The political economy of Papua New Guinea is characterised by formal and customary governance actors, structures and institutions, weak governance and corruption. Traditional institutions and structures including ‘big man’ politics, the wantok system and customary land tenure have been overlaid with formal governance structures including national, provincial and local governments with administration located at these three levels as well as the district level. There is strong political interference in the workings of the administration and alleged widespread corruption. Formal actors, including the national parliament and political parties, are weak.
Decentralisation is a key feature of PNG’s political system, including responsibility for service provision being devolved to the provincial and local levels. There are concerns that decentralisation has increased political interference in service delivery. Formal government funding for service delivery includes discretionary funds for members of parliament (MPs) to spend in their electorates as part of broader Service Improvement Program (SIPs) grants for the Provincial, District and Local levels, where MPs also play a key role in determining how funding is spent.
Service delivery is declining across PNG, including falls in the percentage of the population with access to water, sanitation and hygiene (WASH). This report provides an overview of some key aspects of PNG’s political economy, with specific reference to service delivery. Assessments of formal and informal institutions and structures as well as specific sectors, including WASH, roads and forests highlight a number of common themes including:
- The importance of customary structures: clans, ‘big men’ politics (where leaders are chosen for their ability to distribute resources), the wantok system (whereby ‘big men’ distribute resources to their kinship group) and customary land tenure (where land ownership rights are inalienable) regulate the lives of Papua New Guineans, especially given the country’s scattered and low population density. Reilly et al. (2015) argue that local behaviour and customary governance are the fundamental determinants of service delivery.

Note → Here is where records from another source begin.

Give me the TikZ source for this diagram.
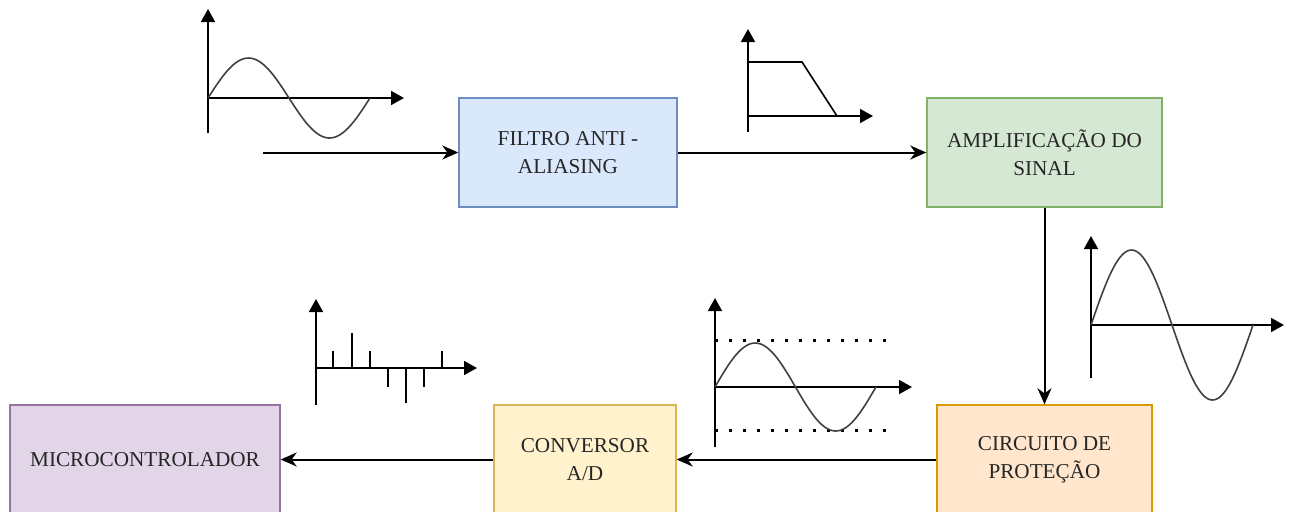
\documentclass[tikz,border=0pt]{standalone}
\usepackage{fontspec}
\setmainfont{Liberation Serif}
\usetikzlibrary{arrows.meta,positioning}

\definecolor{azulfill}{HTML}{DAE8FC}\definecolor{azulline}{HTML}{6C8EBF}
\definecolor{verdefill}{HTML}{D5E8D4}\definecolor{verdeline}{HTML}{82B366}
\definecolor{laranjafill}{HTML}{FFE6CC}\definecolor{laranjaline}{HTML}{D79B00}
\definecolor{amarelofill}{HTML}{FFF2CC}\definecolor{amareloline}{HTML}{D6B656}
\definecolor{roxofill}{HTML}{E1D5E7}\definecolor{roxoline}{HTML}{9673A6}

\begin{document}
\begin{tikzpicture}[
    x=0.5pt, y=-0.5pt,
    bloco/.style={draw, minimum height=54.5pt, align=center, line width=0.7pt, text=black!85, font=\fontsize{10.6}{14}\selectfont},
    seta/.style={-{Stealth[length=8pt,width=7pt,inset=2.5pt]}, line width=1pt},
    eixo/.style={-{Triangle[length=6.5pt,width=7pt]}, line width=0.8pt},
    onda/.style={line width=0.8pt, black!75},
    pontos/.style={line width=1.5pt, dash pattern=on 1.5pt off 5.5pt}
]
\useasboundingbox (0,0) rectangle (1291,511);

% Blocks
\node[bloco, fill=azulfill, draw=azulline, minimum width=109pt] (filtro) at (568,152.5) {FILTRO ANTI -\\ALIASING};
\node[bloco, fill=verdefill, draw=verdeline, minimum width=117.5pt] (amplif) at (1044.5,152.5) {AMPLIFICAÇÃO DO\\SINAL};
\node[bloco, fill=laranjafill, draw=laranjaline, minimum width=107.5pt] (protecao) at (1044.5,459.5) {CIRCUITO DE\\PROTEÇÃO};
\node[bloco, fill=amarelofill, draw=amareloline, minimum width=91pt] (conversor) at (585,459.5) {CONVERSOR\\A/D};
\node[bloco, fill=roxofill, draw=roxoline, minimum width=135pt] (micro) at (145,459.5) {MICROCONTROLADOR};

% Input
\coordinate (entrada) at (263,152.5);

% Arrows
\draw[seta] (entrada) -- (filtro);
\draw[seta] (filtro) -- (amplif);
\draw[seta] (amplif) -- (protecao);
\draw[seta] (protecao) -- (conversor);
\draw[seta] (conversor) -- (micro);

% Input signal
\draw[eixo] (208,133) -- (208,9);
\draw[eixo] (208,98) -- (404,98);
\draw[onda] plot[domain=0:360, samples=60] ({208+0.45*\x},{98-40*sin(\x)});

% Filter response
\draw[eixo] (748,132) -- (748,29);
\draw[eixo] (748,116) -- (873,116);
\draw[line width=0.8pt] (748,62) -- (802,62) -- (837,116);

% Amplified signal
\draw[eixo] (1091,378) -- (1091,236);
\draw[eixo] (1091,325) -- (1284,325);
\draw[onda] plot[domain=0:360, samples=80] ({1091+0.45*\x},{325-75*sin(\x)});

% Limited signal
\draw[eixo] (715,447) -- (715,298);
\draw[eixo] (715,387) -- (912,387);
\draw[pontos] (715,340) -- (893,340);
\draw[pontos] (715,430) -- (893,430);
\draw[onda] plot[domain=0:360, samples=60] ({715+0.447*\x},{387-44*sin(\x)});

% Sampled signal
\draw[eixo] (316,405) -- (316,299);
\draw[eixo] (316,368) -- (477,368);
\foreach \px/\py in {333/351, 352/333, 370/351, 388/387, 406/403, 424/387, 442/351}
    \draw[line width=0.8pt] (\px,368) -- (\px,\py);

\end{tikzpicture}
\end{document}
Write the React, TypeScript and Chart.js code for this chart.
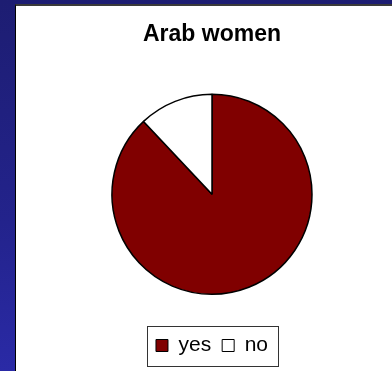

- Service delivery is conditioned by patron-client relations and clientelism across the different levels of administration. For example, road maintenance and construction are subject to political interference with projects being selected for funding based on MPs’ proposals. Clientelism has led to a number of incomplete projects across sectors.
- Corruption: this includes attempts to avoid regulations in the forestry sector, unofficial favours for elites, and bribes.
Findings specific to the WASH sector include a general consensus that the sector faces three main challenges: limited institutional framework and sector responsibilities, limited budgetary allocations and limited human resources. This has resulted in NGOs and donors being the main service providers. Bottlenecks identified in the evidence include: poor planning and decision-making mechanisms, unclear sector responsibilities (particularly in the rural sector); available government funds such as the SIPs are not used for WASH (despite WASH being a provincial and local responsibility), a lack of operations and maintenance for existing water supply schemes and poor sector monitoring and a lack of available data.
Customary institutions and structures condition the WASH sector in a number of ways including the strong clan-based culture limiting civil society participation: for example, village WASH committees have disbanded after projects have finished. Gender equity and social inclusion (GESI) are strong areas of concerns in PNG, which ranks 157 out of 189 of the UNDP’s Gender Inequality Index. Whilst women and girls are responsible for WASH at household level, they have limited decision-making power and there are some concerns around safety (for example 11.4% of women and girls responding to a 2009-10 survey reported that safety concerns affected their willingness to walk for water) (ADB, 2017).
PNG has varying degrees of autonomy for its provinces, for example, Bougainville is an autonomous region scheduled to hold an independence referendum in October 2019, whilst New Ireland is seeking greater autonomy. This report includes some evidence specific to these two provinces, although they exhibit similar trends to those identified in the broader literature on PNG. This includes the importance of customary structures and institutions. The Bougainville crisis (1989-2001) has had a number of impacts on the province’s political economy including limited economic activity and revenue reliance on PNG. Whilst women in Bougainville have greater political representation than in PNG, gender inequality is still high. Information on New Ireland province was hard to locate during the course of this review.
The evidence base for this request was fairly small and drew on a number of key institutes including the PNG National Research Institute, the Lowy Institute, the State, Society & Governance in Melanesia Program at ANU College of Asia and Pacific, and the Development Policy Center at Crawford, ANU as well input from experts on PNG. Only a small number of sources address the political economy of PNG and the evidence base for the WASH sector is largely drawn from the development banks and NGOs. As evidence related to the WASH sector was limited, this report draws on a slightly broader range of literature addressing service delivery in PNG.